Biography
Michael J. Newton was born in 1932 in Hartford, Connecticut. The son of two educators, Newton and his family moved to southern Vermont in 1937 where his parents established the Newton School, a private prep school. Mike Newton attended this school, which was located in a rural, forested setting, and later moved on to the University of Vermont where he completed a bachelor's degree in Animal and Dairy Husbandry in 1954.
After spending two years in Germany as an Infantry Platoon Leader in the U.S. Army, Newton, his wife and children moved to Corvallis, Oregon, where he enrolled in a dual BS/MS degree program offered by the Oregon State College School of Forestry. As an OSC graduate student, Newton began a program of research that he would pursue for his entire career: the control of weeds in forest settings. He completed his OSC master's coursework in 1959 and was promptly hired as an instructor at Oregon State. He followed up with a doctorate earned from OSU's Botany department in 1964.
Newton was a faculty member at Oregon State for forty years, during which time he conducted extensive research on the use of herbicides to control weeds in a wide array of forest settings, with the ultimate aim determining the ideal environment for reforestation initiatives. This work took him to Vietnam and the Philippines in the early 1970s, where he ran experiments evaluating the impact of herbicides including 2,4-D and 2,4,5-T - the chemical constituents of Agent Orange - on the region's flora and fauna. He later wrote a manual on the use of herbicides in forest management that was heavily used within private industry.
Over the course of his OSU career, Newton likewise led significant investigations into competition between trees, shrubs and weeds in areas of differing rainfall and soil type. He also oversaw a major program in silviculture, with specific focus on the response of trees to different managed competition environments. This work led to improvements in the scientific understanding and commercial application of differing types of seedlings for use in industrial and recreational forests.

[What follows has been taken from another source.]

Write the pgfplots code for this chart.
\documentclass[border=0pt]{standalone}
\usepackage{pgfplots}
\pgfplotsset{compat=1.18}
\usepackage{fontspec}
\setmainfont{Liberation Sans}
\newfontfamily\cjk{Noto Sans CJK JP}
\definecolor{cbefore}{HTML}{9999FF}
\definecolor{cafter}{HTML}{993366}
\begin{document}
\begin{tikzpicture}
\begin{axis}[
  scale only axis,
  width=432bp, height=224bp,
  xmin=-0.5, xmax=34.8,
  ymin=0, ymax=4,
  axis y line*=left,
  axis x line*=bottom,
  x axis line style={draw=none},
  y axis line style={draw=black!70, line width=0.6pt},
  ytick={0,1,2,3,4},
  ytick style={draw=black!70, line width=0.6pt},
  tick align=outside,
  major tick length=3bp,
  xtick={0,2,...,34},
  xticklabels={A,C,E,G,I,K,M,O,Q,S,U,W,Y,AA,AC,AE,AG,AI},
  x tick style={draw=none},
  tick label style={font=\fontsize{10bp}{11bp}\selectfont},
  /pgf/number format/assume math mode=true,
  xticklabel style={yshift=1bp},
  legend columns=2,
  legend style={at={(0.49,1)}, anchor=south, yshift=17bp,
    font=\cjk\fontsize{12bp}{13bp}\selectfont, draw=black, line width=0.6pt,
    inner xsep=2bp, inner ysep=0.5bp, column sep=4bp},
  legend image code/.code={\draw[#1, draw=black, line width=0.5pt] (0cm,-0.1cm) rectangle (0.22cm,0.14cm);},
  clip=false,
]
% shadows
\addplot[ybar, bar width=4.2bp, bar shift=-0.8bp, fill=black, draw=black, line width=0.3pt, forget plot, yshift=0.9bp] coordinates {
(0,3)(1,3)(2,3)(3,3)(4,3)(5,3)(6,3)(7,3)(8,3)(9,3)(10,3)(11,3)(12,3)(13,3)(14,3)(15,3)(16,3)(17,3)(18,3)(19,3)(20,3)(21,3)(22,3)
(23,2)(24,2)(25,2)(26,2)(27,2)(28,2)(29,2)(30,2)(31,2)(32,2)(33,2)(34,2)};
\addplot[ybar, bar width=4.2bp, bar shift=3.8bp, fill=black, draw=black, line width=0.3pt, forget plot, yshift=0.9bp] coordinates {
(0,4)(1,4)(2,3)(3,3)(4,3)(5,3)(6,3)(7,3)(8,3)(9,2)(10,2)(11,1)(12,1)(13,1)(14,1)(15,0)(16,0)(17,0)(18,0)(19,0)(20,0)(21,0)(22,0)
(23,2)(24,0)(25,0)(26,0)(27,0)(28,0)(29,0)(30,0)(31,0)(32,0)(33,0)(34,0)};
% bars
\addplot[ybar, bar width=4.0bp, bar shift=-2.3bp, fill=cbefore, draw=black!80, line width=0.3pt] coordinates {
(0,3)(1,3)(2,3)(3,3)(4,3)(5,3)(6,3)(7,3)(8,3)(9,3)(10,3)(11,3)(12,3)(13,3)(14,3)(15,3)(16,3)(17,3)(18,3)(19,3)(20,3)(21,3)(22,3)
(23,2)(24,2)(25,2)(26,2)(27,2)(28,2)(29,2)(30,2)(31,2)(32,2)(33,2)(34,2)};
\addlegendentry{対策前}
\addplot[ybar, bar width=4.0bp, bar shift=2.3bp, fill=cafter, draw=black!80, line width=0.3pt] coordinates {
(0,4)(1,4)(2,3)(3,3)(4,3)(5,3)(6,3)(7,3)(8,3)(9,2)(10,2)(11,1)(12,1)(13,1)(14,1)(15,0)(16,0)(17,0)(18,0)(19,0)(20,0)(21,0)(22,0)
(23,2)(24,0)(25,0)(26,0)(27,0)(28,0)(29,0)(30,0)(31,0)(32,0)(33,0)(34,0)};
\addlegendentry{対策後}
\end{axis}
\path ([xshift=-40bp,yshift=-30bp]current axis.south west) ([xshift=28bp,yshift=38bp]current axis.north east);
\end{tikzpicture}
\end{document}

In the latter stages of his tenure as on the OSU faculty, Newton turned his attention to tree growth in cold weather climates. He also oversaw a Mature Forest Study, which attempted to model the ideal regeneration of segments of forestland based on planned thinning and harvesting schedules. Newton was likewise involved in stream temperature studies during this period, working to determine the ideal types of riparian cover to maintain water temperatures that are optimum for healthy freshwater fish populations.
Newton retired from OSU in 1999, but has remained very active as a scholar and mentor. Over the course of his career, Newton supervised sixty-six graduate students hailing from eleven different countries.